begin STORED DATA

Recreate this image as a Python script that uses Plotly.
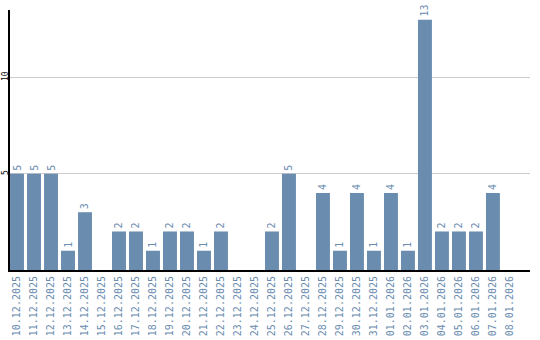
import plotly.graph_objects as go

dates = ["10.12.2025","11.12.2025","12.12.2025","13.12.2025","14.12.2025","15.12.2025",
         "16.12.2025","17.12.2025","18.12.2025","19.12.2025","20.12.2025","21.12.2025",
         "22.12.2025","23.12.2025","24.12.2025","25.12.2025","26.12.2025","27.12.2025",
         "28.12.2025","29.12.2025","30.12.2025","31.12.2025","01.01.2026","02.01.2026",
         "03.01.2026","04.01.2026","05.01.2026","06.01.2026","07.01.2026","08.01.2026"]
counts = [5,5,5,1,3,0,2,2,1,2,2,1,2,0,0,2,5,0,4,1,4,1,4,1,13,2,2,2,4,0]

bar_color = "#6a8caf"
label_color = "#6a8caf"
font_family = "DejaVu Sans Mono"

fig = go.Figure(go.Bar(
    x=dates, y=counts,
    marker_color=bar_color, marker_line_width=0,
    width=0.82,
    text=[str(v) if v else "" for v in counts],
    textposition="outside", textangle=-90,
    textfont=dict(family=font_family, size=10, color=label_color),
    cliponaxis=False,
))

fig.update_layout(
    width=540, height=340,
    margin=dict(l=10, r=10, t=10, b=70),
    paper_bgcolor="white", plot_bgcolor="white",
    showlegend=False,
    xaxis=dict(
        type="category", range=[-0.412, 30.18],
        tickangle=-90, tickfont=dict(family=font_family, size=10, color=label_color),
        showline=True, linecolor="black", linewidth=2,
        showgrid=False, ticks="", automargin=False,
    ),
    yaxis=dict(
        range=[0, 13.5], tickvals=[5, 10], ticktext=["5", "10"],
        tickangle=-90, tickfont=dict(family=font_family, size=8, color="black"),
        showline=True, linecolor="black", linewidth=2,
        showgrid=True, gridcolor="#cccccc", gridwidth=1,
        zeroline=False, ticks="", automargin=False, ticklabelstandoff=-3,
    ),
)

fig.write_html("out.html")
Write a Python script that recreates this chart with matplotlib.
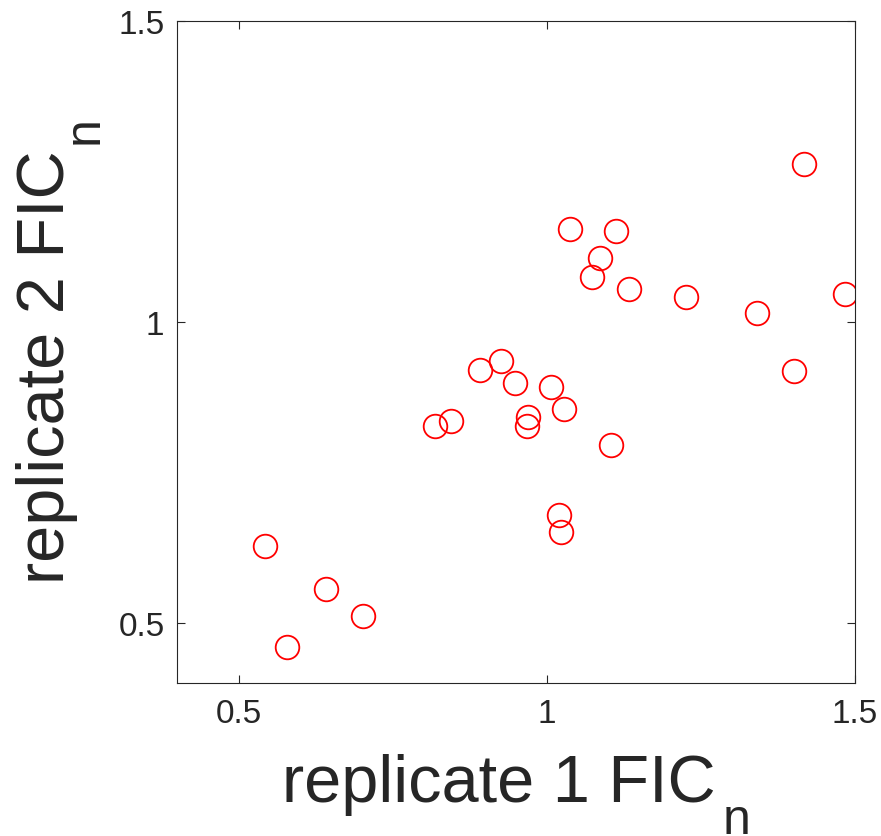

end STORED DATA

** JOB **
Gather each line holding the string "script".

** EXERCISE RESPONSE **
Recreate this image as a Python script that uses Plotly.
Write a Python script that recreates this chart with matplotlib.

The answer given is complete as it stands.